**Recorded information**.
## begin

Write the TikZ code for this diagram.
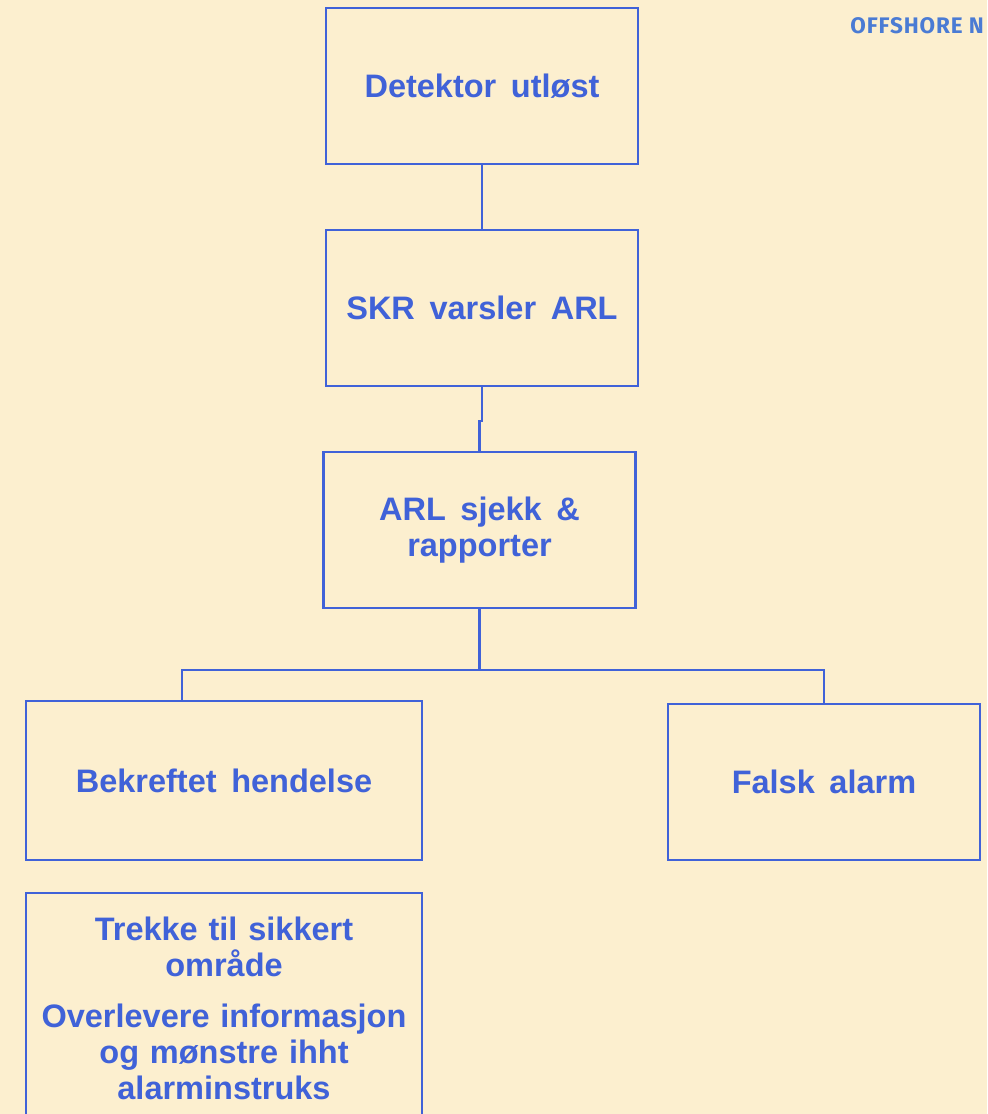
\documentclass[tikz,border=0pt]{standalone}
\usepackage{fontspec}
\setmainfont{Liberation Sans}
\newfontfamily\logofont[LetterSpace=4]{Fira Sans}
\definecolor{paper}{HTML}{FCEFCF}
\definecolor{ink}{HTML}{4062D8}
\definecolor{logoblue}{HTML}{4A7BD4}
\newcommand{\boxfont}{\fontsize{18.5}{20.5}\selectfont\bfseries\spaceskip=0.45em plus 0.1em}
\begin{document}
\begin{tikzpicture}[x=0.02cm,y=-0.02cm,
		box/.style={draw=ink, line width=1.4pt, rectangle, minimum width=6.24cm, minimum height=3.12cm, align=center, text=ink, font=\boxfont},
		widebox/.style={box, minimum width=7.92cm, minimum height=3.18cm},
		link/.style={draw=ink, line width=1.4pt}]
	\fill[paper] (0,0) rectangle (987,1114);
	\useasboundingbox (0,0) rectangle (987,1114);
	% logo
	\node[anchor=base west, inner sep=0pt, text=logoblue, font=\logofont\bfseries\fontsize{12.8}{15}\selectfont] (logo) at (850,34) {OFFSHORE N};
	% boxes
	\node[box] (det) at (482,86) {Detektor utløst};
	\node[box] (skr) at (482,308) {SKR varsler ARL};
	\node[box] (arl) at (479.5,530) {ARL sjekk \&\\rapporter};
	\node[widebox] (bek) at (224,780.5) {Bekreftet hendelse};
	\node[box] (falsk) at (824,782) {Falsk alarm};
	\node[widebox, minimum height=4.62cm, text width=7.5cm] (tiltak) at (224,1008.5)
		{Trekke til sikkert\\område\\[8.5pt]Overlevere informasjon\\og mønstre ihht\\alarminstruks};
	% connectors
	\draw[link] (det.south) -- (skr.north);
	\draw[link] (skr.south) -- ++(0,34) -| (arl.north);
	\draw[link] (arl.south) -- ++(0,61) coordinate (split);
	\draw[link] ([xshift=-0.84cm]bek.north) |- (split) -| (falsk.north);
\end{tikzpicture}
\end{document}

## end

**Aim**. Reproduce each line exactly as it appears, omitting the pictures.

**Answer to this problem**.
Write the TikZ code for this diagram.
\documentclass[tikz,border=0pt]{standalone}
\usepackage{fontspec}
\setmainfont{Liberation Sans}
\newfontfamily\logofont[LetterSpace=4]{Fira Sans}
\definecolor{paper}{HTML}{FCEFCF}
\definecolor{ink}{HTML}{4062D8}
\definecolor{logoblue}{HTML}{4A7BD4}
\newcommand{\boxfont}{\fontsize{18.5}{20.5}\selectfont\bfseries\spaceskip=0.45em plus 0.1em}
\begin{document}
\begin{tikzpicture}[x=0.02cm,y=-0.02cm,
		box/.style={draw=ink, line width=1.4pt, rectangle, minimum width=6.24cm, minimum height=3.12cm, align=center, text=ink, font=\boxfont},
		widebox/.style={box, minimum width=7.92cm, minimum height=3.18cm},
		link/.style={draw=ink, line width=1.4pt}]
	\fill[paper] (0,0) rectangle (987,1114);
	\useasboundingbox (0,0) rectangle (987,1114);
	% logo
	\node[anchor=base west, inner sep=0pt, text=logoblue, font=\logofont\bfseries\fontsize{12.8}{15}\selectfont] (logo) at (850,34) {OFFSHORE N};
	% boxes
	\node[box] (det) at (482,86) {Detektor utløst};
	\node[box] (skr) at (482,308) {SKR varsler ARL};
	\node[box] (arl) at (479.5,530) {ARL sjekk \&\\rapporter};
	\node[widebox] (bek) at (224,780.5) {Bekreftet hendelse};
	\node[box] (falsk) at (824,782) {Falsk alarm};
	\node[widebox, minimum height=4.62cm, text width=7.5cm] (tiltak) at (224,1008.5)
		{Trekke til sikkert\\område\\[8.5pt]Overlevere informasjon\\og mønstre ihht\\alarminstruks};
	% connectors
	\draw[link] (det.south) -- (skr.north);
	\draw[link] (skr.south) -- ++(0,34) -| (arl.north);
	\draw[link] (arl.south) -- ++(0,61) coordinate (split);
	\draw[link] ([xshift=-0.84cm]bek.north) |- (split) -| (falsk.north);
\end{tikzpicture}
\end{document}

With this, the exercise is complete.